Yes, it seems that that is the issue, I was wrong when saying the version used by my colleague that it worked, it is Qt 6.6.0 MinGW_64_bit

Christian Ehrlicher

Again: this has nothing to do with Qt but maybe with the compiler you're using (mingw version whatever). And @JonB is correct - you should round your number before otherwise it's truncated.

JonB

@JAHT
I am a bit lost as to whether you now say it does or does not work correctly in 64-bit MinGW. But in any case if you think about it I suggest you always add 0.5/0.4999 to a double before you int it if you want it rounded not floored.

JAHT

@Christian-Ehrlicher @JonB

Thank you for your suggestion.

With 32-bit MinGW it doesn´t work and with 64-bit MinGW it works

JonB

If 32-bit MinGW says unit_t(1.7 * 10 + 0.5) == 16 I would be surprised/shocked, and worry about anything (at least with floating point) compiled with it, but I cannot test....

JAHT

Yes with:

QString s16 = "1.6";
 QString s17 = "1.7";
 QString s18 = "1.8";
 auto i16 = uint8_t(s16.toDouble() * 10+0.5);
 auto i17 = uint8_t(s17.toDouble() * 10+0.5);
 auto i18 = uint8_t(s18.toDouble() * 10+0.5);
 qDebug() << s16.toDouble() << s17.toDouble() << s18.toDouble();
 qDebug() << int(i16) << int(i17) << int(i18);

The result is as expected with MingW_32

11:22:25: Starting D:\TrabajoJose\DoubleConversion\build-DoubleConversion-Desktop_Qt_5_15_2_MinGW_32_bit-Debug\debug\DoubleConversion.exe ...
1.6 1.7 1.8
16 17 18

Thank you very much @Christian-Ehrlicher @JonB

Christian Ehrlicher

@JAHT said in Bug in conversion from double to integer (only some value):

+0.5

use a proper round function or you will get wrong results with negative numbers.

JonB

Great that is working now.
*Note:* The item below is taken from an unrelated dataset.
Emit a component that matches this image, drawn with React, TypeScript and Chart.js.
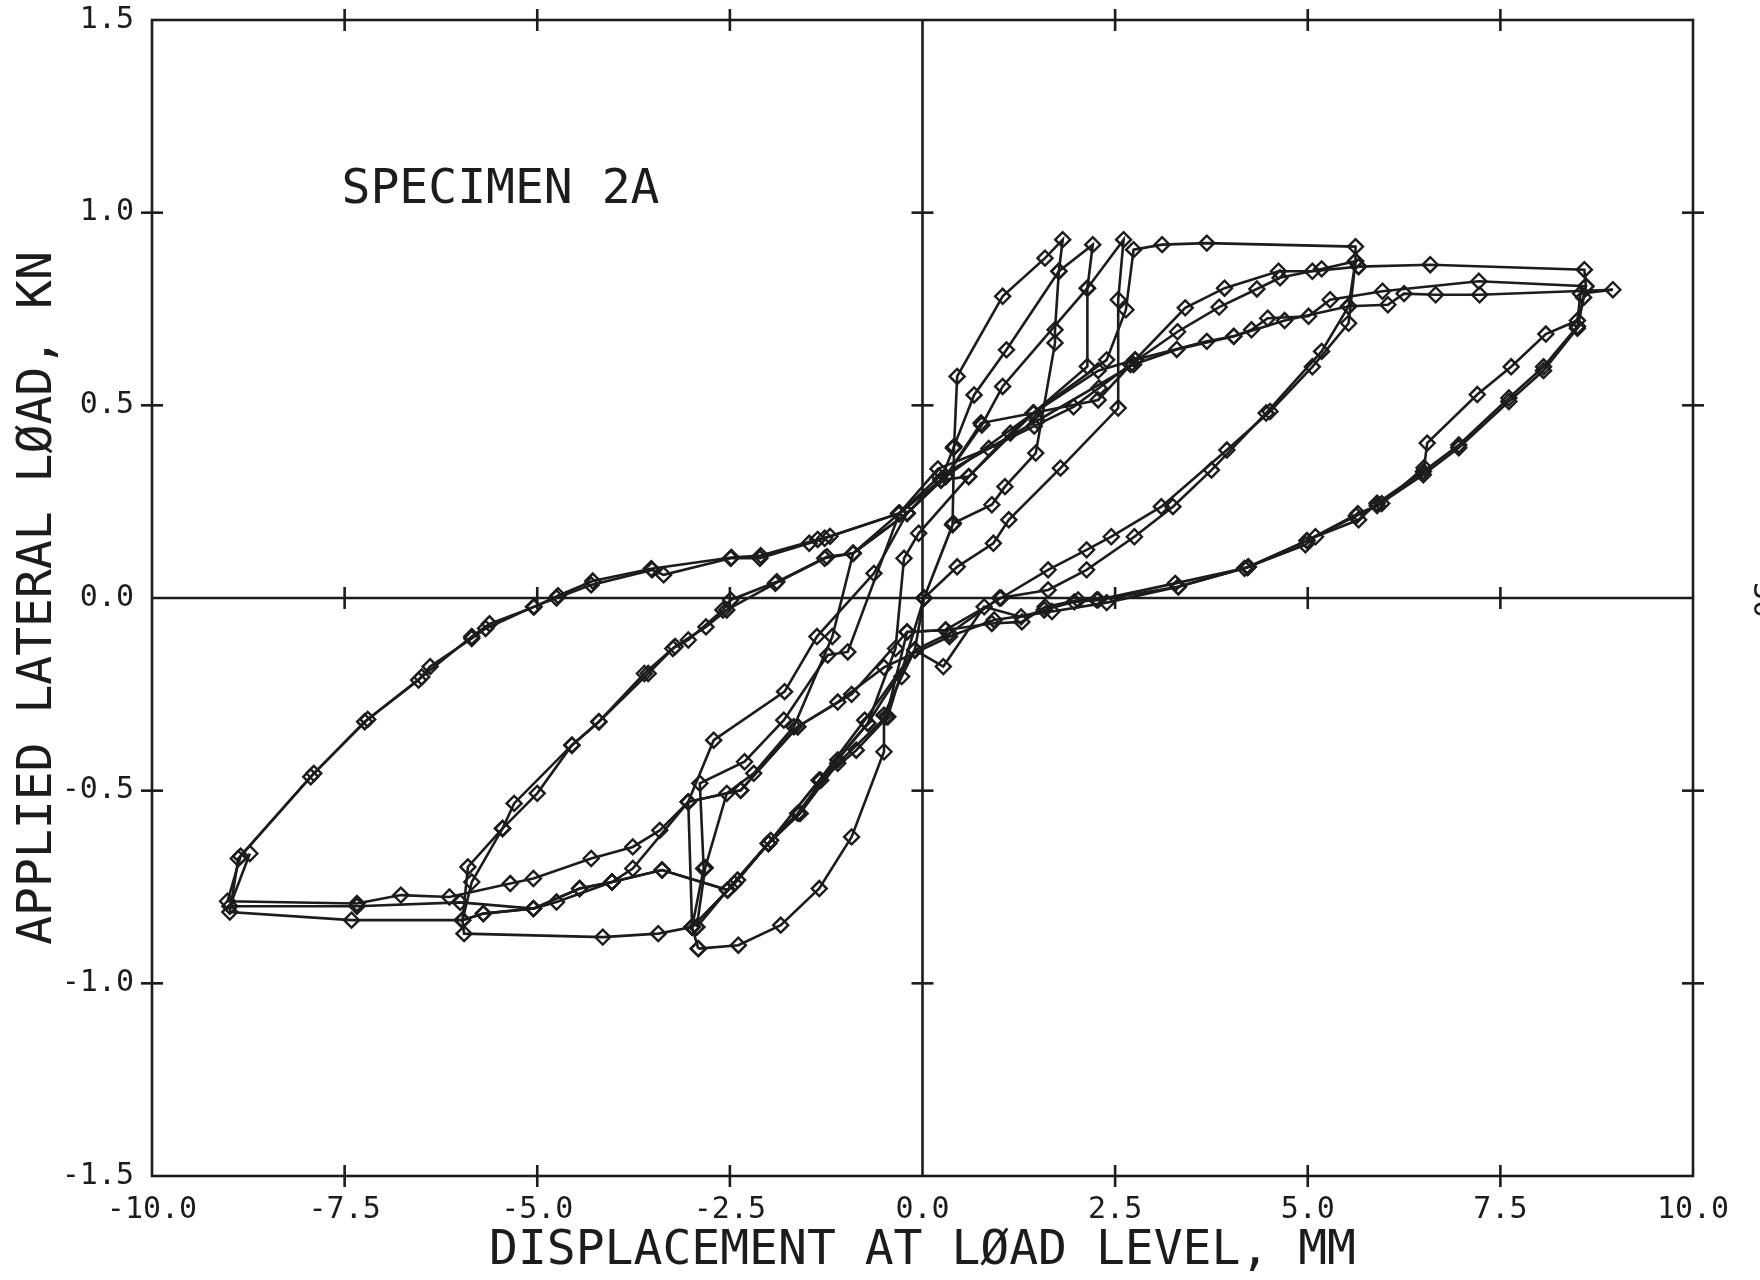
import React, { useEffect, useRef } from "react";
import { Chart, registerables } from "chart.js";

Chart.register(...registerables);

type P = [number, number];

// ---- Data (displacement mm, load kN) ----
const loadCycle1: P[] = [
  [0.02, 0.0], [0.39, 0.19], [0.41, 0.393], [0.45, 0.575], [1.04, 0.783], [1.59, 0.882], [1.82, 0.93],
  [1.77, 0.848], [1.72, 0.696], [1.72, 0.662], [1.47, 0.376], [1.07, 0.289], [0.9, 0.242], [0.4, 0.194], [0.02, 0.0],
  [-0.1, -0.135], [-0.27, -0.204], [-0.5, -0.304], [-0.5, -0.399], [-0.92, -0.62], [-1.34, -0.754],
  [-1.84, -0.849], [-2.39, -0.901], [-2.91, -0.91],
];

const loadCycle2: P[] = [
  [-2.91, -0.91], [-2.99, -0.854], [-3.04, -0.529], [-2.71, -0.369], [-1.79, -0.243], [-1.37, -0.1],
  [-0.63, 0.064], [-0.2, 0.22], [0.24, 0.306], [0.4, 0.389], [0.67, 0.527], [1.09, 0.644], [1.77, 0.848],
  [2.21, 0.917], [2.14, 0.804], [2.14, 0.601], [1.44, 0.48], [1.14, 0.428], [0.6, 0.315], [-0.05, 0.168],
  [-0.24, 0.103], [-0.35, -0.131], [-0.71, -0.325], [-1.1, -0.42], [-1.62, -0.559], [-1.97, -0.629],
  [-2.4, -0.732], [-2.99, -0.854],
];

const loadCycle3: P[] = [
  [-2.99, -0.854], [-2.84, -0.702], [-2.89, -0.481], [-2.31, -0.425], [-1.8, -0.317], [-1.23, -0.148],
  [-0.97, -0.14], [-0.3, 0.22], [0.3, 0.315], [0.77, 0.449], [1.04, 0.549], [2.14, 0.804], [2.61, 0.93],
  [2.54, 0.774], [2.54, 0.493], [1.79, 0.337], [1.12, 0.203], [0.92, 0.142], [0.45, 0.081], [0.02, 0.0],
  [-0.45, -0.308], [-0.86, -0.395], [-1.32, -0.473], [-1.59, -0.559], [-2.0, -0.637], [-2.53, -0.758],
  [-2.93, -0.854],
];

const mediumCycle1: P[] = [
  [-2.93, -0.854], [-2.82, -0.7], [-2.54, -0.507], [-2.19, -0.455], [-1.67, -0.334], [-1.17, -0.1],
  [-0.9, 0.116], [-0.2, 0.22], [0.3, 0.315], [0.76, 0.454], [1.44, 0.48], [2.39, 0.618], [2.64, 0.748],
  [2.74, 0.904], [3.11, 0.917], [3.69, 0.921], [5.62, 0.912],
  [5.62, 0.874], [5.53, 0.757], [5.18, 0.64], [4.46, 0.48], [3.75, 0.332], [3.25, 0.237], [2.75, 0.159],
  [2.13, 0.073], [1.63, 0.021], [1.0, 0.0], [0.35, -0.092], [-0.1, -0.135], [-0.75, -0.317],
  [-1.34, -0.473], [-2.0, -0.637], [-2.44, -0.741], [-2.99, -0.854], [-3.43, -0.871], [-4.15, -0.88],
  [-5.95, -0.871],
  [-5.97, -0.836], [-5.9, -0.698], [-5.45, -0.598], [-5.3, -0.533], [-4.55, -0.382], [-4.2, -0.321],
  [-3.61, -0.196], [-3.21, -0.126], [-2.81, -0.075], [-2.54, -0.031], [-1.91, 0.038], [-1.27, 0.103],
  [-0.9, 0.116], [-0.3, 0.22],
];

const mediumCycle2: P[] = [
  [-0.3, 0.22], [0.2, 0.335], [0.86, 0.388], [1.45, 0.446], [1.96, 0.496], [2.29, 0.545], [2.7, 0.606],
  [3.31, 0.691], [3.85, 0.755], [4.34, 0.802], [4.64, 0.831], [5.18, 0.854], [5.62, 0.874],
  [5.53, 0.713], [5.06, 0.6], [4.51, 0.484], [3.95, 0.384], [3.1, 0.237], [2.45, 0.159], [2.13, 0.125],
  [1.63, 0.073], [1.02, 0.0], [0.3, -0.083], [-0.2, -0.088], [-0.47, -0.308], [-1.1, -0.429],
  [-1.59, -0.559], [-2.0, -0.637], [-2.53, -0.758], [-3.38, -0.706], [-4.03, -0.737], [-4.45, -0.754],
  [-5.05, -0.806], [-5.7, -0.819], [-5.97, -0.836],
  [-5.85, -0.737], [-5.45, -0.598], [-5.0, -0.507], [-4.55, -0.382], [-4.2, -0.321], [-3.56, -0.196],
  [-3.24, -0.131], [-3.04, -0.109], [-2.59, -0.031], [-2.49, -0.005], [-1.89, 0.042], [-1.24, 0.107],
  [-0.9, 0.116], [-0.2, 0.22],
];

const mediumCycle3: P[] = [
  [-0.2, 0.22], [0.24, 0.306], [0.6, 0.315], [1.44, 0.48], [2.28, 0.514], [2.76, 0.618], [3.41, 0.753],
  [3.92, 0.804], [4.62, 0.848], [5.06, 0.848], [5.66, 0.86],
];

const largeCycle1: P[] = [
  [5.66, 0.86], [6.59, 0.865], [8.59, 0.852],
  [8.61, 0.809], [8.5, 0.705], [8.06, 0.6], [7.61, 0.519], [6.96, 0.397], [6.5, 0.328], [5.9, 0.246],
  [5.66, 0.203], [5.1, 0.159], [4.97, 0.138], [4.23, 0.081], [3.32, 0.029], [2.28, -0.005],
  [1.97, -0.01], [1.58, -0.031], [1.28, -0.049], [0.8, -0.023], [0.27, -0.178], [-0.1, -0.135],
  [-0.71, -0.325], [-1.34, -0.473], [-2.0, -0.637], [-2.53, -0.758], [-3.38, -0.706], [-4.03, -0.737],
  [-4.45, -0.754], [-5.05, -0.806], [-5.7, -0.819], [-5.97, -0.836], [-7.41, -0.836], [-8.99, -0.815],
  [-8.88, -0.676], [-7.94, -0.464], [-7.24, -0.321], [-6.54, -0.213], [-6.39, -0.178], [-5.85, -0.105],
  [-5.67, -0.079], [-5.05, -0.023], [-4.75, 0.0], [-4.3, 0.034], [-3.51, 0.073], [-3.36, 0.06],
  [-2.49, 0.103], [-2.11, 0.103], [-1.47, 0.142], [-1.27, 0.155], [-0.3, 0.22],
];

const largeCycle2: P[] = [
  [-0.3, 0.22], [0.24, 0.306], [1.44, 0.48], [2.28, 0.59], [2.76, 0.618], [3.69, 0.666], [4.04, 0.679],
  [4.27, 0.696], [4.48, 0.726], [5.01, 0.731], [5.29, 0.774], [5.97, 0.796], [7.22, 0.822], [8.61, 0.809],
  [8.58, 0.78], [8.5, 0.7], [8.06, 0.59], [7.61, 0.51], [6.96, 0.39], [6.5, 0.32], [5.9, 0.24],
  [5.63, 0.213], [4.99, 0.149], [4.22, 0.079], [3.28, 0.038], [2.26, -0.005], [2.02, -0.005],
  [1.59, -0.023], [1.29, -0.062], [0.9, -0.066], [0.3, -0.083], [-0.2, -0.088], [-0.92, -0.25],
  [-1.62, -0.334], [-2.36, -0.499], [-3.04, -0.529], [-3.41, -0.603], [-3.76, -0.646], [-4.3, -0.676],
  [-5.05, -0.728], [-5.35, -0.741], [-6.14, -0.776], [-6.77, -0.771], [-7.34, -0.793], [-9.02, -0.787],
  [-8.85, -0.67], [-7.9, -0.455], [-7.2, -0.315], [-6.5, -0.205], [-5.85, -0.1], [-5.62, -0.067],
  [-5.04, -0.023], [-4.73, 0.006], [-4.28, 0.044], [-3.52, 0.076], [-2.48, 0.105], [-2.1, 0.11],
  [-1.36, 0.152], [-1.2, 0.16], [-0.31, 0.219],
];

const largeCycle3: P[] = [
  [-0.31, 0.219], [0.22, 0.315], [1.49, 0.46], [2.74, 0.606], [3.3, 0.645], [4.04, 0.679], [4.7, 0.72],
  [5.53, 0.757], [6.04, 0.761], [6.25, 0.79], [6.66, 0.787], [7.23, 0.787], [8.96, 0.8],
  [8.54, 0.79], [8.5, 0.72], [8.09, 0.685], [7.64, 0.6], [7.2, 0.528], [6.55, 0.402], [6.51, 0.338],
  [5.96, 0.245], [5.65, 0.219], [4.99, 0.149], [4.18, 0.077], [3.32, 0.029], [2.39, -0.012],
  [1.68, -0.035], [0.93, -0.057], [0.35, -0.1], [-0.5, -0.18], [-1.1, -0.27], [-1.62, -0.334],
  [-2.36, -0.499], [-3.04, -0.529], [-3.76, -0.702], [-4.03, -0.737], [-4.75, -0.789], [-5.05, -0.806],
  [-6.0, -0.79], [-7.34, -0.8], [-8.99, -0.8], [-8.73, -0.663],
];

const allLoops: P[][] = [
  loadCycle1, loadCycle2, loadCycle3, mediumCycle1, mediumCycle2, mediumCycle3,
  largeCycle1, largeCycle2, largeCycle3,
];

const xTickValues = [-7.5, -5, -2.5, 2.5, 5, 7.5];
const yTickValues = [-1, -0.5, 0.5, 1];

const xTitle = "DISPLACEMENT AT LØAD LEVEL, MM";
const yTitle = "APPLIED LATERAL LØAD, KN";
const specimenLabel = "SPECIMEN 2A";
const pageMark = "30";

const INK = "#1c1c1c";
const FONT = "'DejaVu Sans Mono', 'Liberation Mono', monospace";

const framePlugin = {
  id: "plotterFrame",
  beforeDatasetsDraw(chart: any) {
    const { ctx, chartArea, scales } = chart;
    const { left, right, top, bottom } = chartArea;
    const xs = scales.x;
    const ys = scales.y;
    const x0 = xs.getPixelForValue(0);
    const y0 = ys.getPixelForValue(0);
    const seg = (a: number, b: number, c: number, d: number) => {
      ctx.beginPath();
      ctx.moveTo(a, b);
      ctx.lineTo(c, d);
      ctx.stroke();
    };
    ctx.save();
    ctx.strokeStyle = INK;
    ctx.lineWidth = 2.6;
    ctx.lineCap = "butt";
    ctx.strokeRect(left, top, right - left, bottom - top);
    seg(x0, top, x0, bottom);
    seg(left, y0, right, y0);
    const t = 11;
    xTickValues.forEach((v) => {
      const px = xs.getPixelForValue(v);
      [top, bottom, y0].forEach((yy) => seg(px, yy - t, px, yy + t));
    });
    yTickValues.forEach((v) => {
      const py = ys.getPixelForValue(v);
      [left, right, x0].forEach((xx) => seg(xx - t, py, xx + t, py));
    });
    ctx.restore();
  },
  afterDraw(chart: any) {
    const { ctx, scales } = chart;
    ctx.save();
    ctx.fillStyle = INK;
    ctx.font = `48px ${FONT}`;
    ctx.textAlign = "left";
    ctx.textBaseline = "middle";
    ctx.fillText(specimenLabel, scales.x.getPixelForValue(-7.54), scales.y.getPixelForValue(1.057));
    ctx.translate(1762, 600);
    ctx.rotate(Math.PI / 2);
    ctx.font = `30px ${FONT}`;
    ctx.textAlign = "center";
    ctx.fillText(pageMark, 0, 0);
    ctx.restore();
  },
};

export default function App() {
  const ref = useRef<HTMLCanvasElement | null>(null);
  useEffect(() => {
    if (!ref.current) return;
    const datasets = allLoops.map((loop, i) => ({
      label: `loop ${i + 1}`,
      data: loop.map(([x, y]) => ({ x, y })),
      showLine: true,
      borderColor: INK,
      borderWidth: 2.6,
      pointStyle: "rectRot" as const,
      pointRadius: 7.5,
      pointBorderWidth: 2.4,
      pointBorderColor: INK,
      pointBackgroundColor: "rgba(255,255,255,0)",
      tension: 0,
    }));
    const chart = new Chart(ref.current, {
      type: "scatter",
      data: { datasets },
      options: {
        animation: false,
        responsive: false,
        devicePixelRatio: 1,
        layout: { padding: { top: 20, right: 67, left: 0, bottom: 0 } },
        plugins: { legend: { display: false }, tooltip: { enabled: false } },
        scales: {
          x: {
            type: "linear",
            position: "bottom",
            min: -10,
            max: 10,
            grid: { display: false, drawTicks: false },
            border: { display: false },
            ticks: {
              stepSize: 2.5,
              padding: 16,
              color: INK,
              autoSkip: false,
              maxRotation: 0,
              font: { family: FONT, size: 30 },
              callback: (v: any) => Number(v).toFixed(1),
            },
            title: {
              display: true,
              text: xTitle,
              color: INK,
              font: { family: FONT, size: 48 },
              padding: { top: 0, bottom: 0 },
            },
            afterFit: (s: any) => {
              s.height = 104;
              s.paddingLeft = 0;
              s.paddingRight = 0;
            },
          },
          y: {
            type: "linear",
            position: "left",
            min: -1.5,
            max: 1.5,
            grid: { display: false, drawTicks: false },
            border: { display: false },
            ticks: {
              stepSize: 0.5,
              padding: 18,
              color: INK,
              autoSkip: false,
              font: { family: FONT, size: 30 },
              callback: (v: any) => Number(v).toFixed(1),
            },
            title: {
              display: true,
              text: yTitle,
              color: INK,
              font: { family: FONT, size: 48 },
              padding: { top: 10, bottom: 0 },
            },
            afterFit: (s: any) => {
              s.width = 152;
              s.paddingTop = 0;
              s.paddingBottom = 0;
            },
          },
        },
      },
      plugins: [framePlugin],
    });
    return () => chart.destroy();
  }, []);
  return (
    <div style={{ position: "absolute", left: 0, top: 0, width: 1760, height: 1280, background: "#fff" }}>
      <canvas ref={ref} width={1760} height={1280} style={{ display: "block", width: 1760, height: 1280 }} />
    </div>
  );
}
But can you please write s16.toDouble() * 10 + 0.5 rather than * 10+0.5 as that just encourages mis-reading :)

@Christian-Ehrlicher said in Bug in conversion from double to integer (only some value):

use a proper round function or you will get wrong results with negative numbers.

Never thought about that as I don't have negative numbers! What would you suggest? Because I am worried that round() from the math library delivers its result as a double not an int. Then if the conversion of that from double to int still has some tiny floating point precision issue, as your tests claim to show, I am wondering if that still might produce 16 where it ought be 17...?

SimonSchroeder

@JonB said in Bug in conversion from double to integer (only some value):

Because I am worried that round() from the math library delivers its result as a double not an int.

Well, there are also lround and llround (https://en.cppreference.com/w/cpp/numeric/math/round). Hopefully, these two functions don't provide any problems with corner cases.

JonB

@SimonSchroeder I didn't know about std::lround(), that should be acceptable if preferred to adding 0.5 and then taking int.